A young man comes to Bombay with dreams and even though he manages to find himself a job, and gets married, he is unhappy. Living in a room with his two brothers and their wives and kids, he is unable to make love to his wife, who ups and leaves him. Is he the ‘fuddu’ people label him o will his parrot fly out of the cage? You come away wanting to shower after watching this… This swamp thing.
Filmmakers should realise that the characters they create - no matter how small or large - need to evince empathy. So much so that the audience should feel along with the character. Laugh when he laughs, cry when he cries, and so on. But when your audience laughs at the character and not with him, when the audience doesn’t really care what happens to him, then you have a problem
This film starts out with a young lad from Benaras coming to the city with big dreams in his eyes. The dreams crash instantly when he realises that his brothers live with their wives and kids in a one room home in a chawl. And he has to stand in a queue with residents to use the public restrooms. He is not exactly a good looking young lad, but so far so good. You smile weakly at his naivete when he calls up a cell phone number (written on a wall in the public restroom) thinking that the number belongs to a popular movie star. Turns out the number belongs to the local woman cop who screams at him.
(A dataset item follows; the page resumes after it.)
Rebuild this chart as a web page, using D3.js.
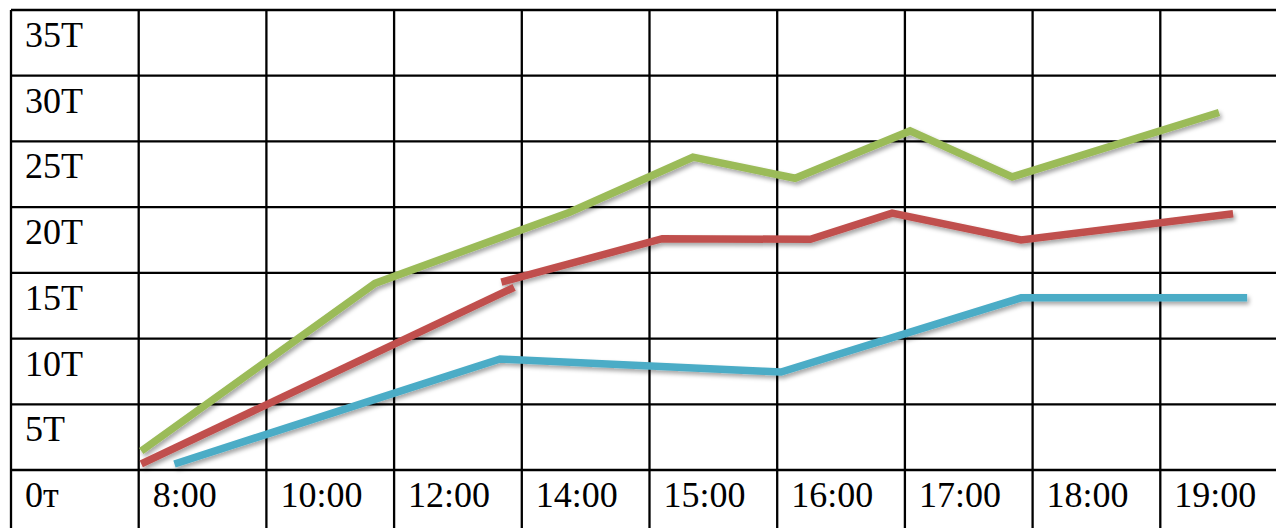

You try and understand why the filmmakers give him a job as a lingerie salesman and then have no more humor to offer. Such a missed opportunity here! No awkward sales calls, no middle-class style embarrassment. And no slapstick scenes with piles of bras falling down on his head. The office just looks vague and the people are tie-clad and working at computers.
Then we see a rival at the office suddenly turn into a friend who takes the hero to prostitutes. What? How? Why? Of course the lad is a failure here too, because he is a virgin and does not understand the lingo ‘cap’ for ‘condom’, and wears a girly hat (literally!) and stands in his undies. The prostitute laughs at him. But you cannot bring yourself to laugh at his stupidity.
Everything goes downhill after that. He gets married and his young wife moves into the room. Their ‘suhaag raat’ is very well done because they put the mattress on the floor and it feels real when the lad just rambles on about some nonsense and the young bride waits to have her veil removed, and there’s a power cut. That scene earns this film the half star offered. And then we realise he just cannot make out with the new wife because his makeshift room is between his two brothers sleeping (the oldest one sleeping with wife and kids on one side, the other older brother making out noisily with his wife on the other side). His young wife does not understand why he does not touch her and goes back to her mother’s home, her father labeling the lad, ‘Namard’ (Not a man).
What follows is a horrendous misogynistic lesson: women need to either be persuaded to put out, or be dragged by their hair and shown ‘who’s the man’. Of course he needs to haul his wife back and prove to everyone in the vicinity that he’s a man. They even sing a song about it with lyrics like: his bird has flown the cage... etc. By this time you are so disgusted, you just hope there’s no traffic on the way home and take refuge in jokes shared by your family group on Whatsapp.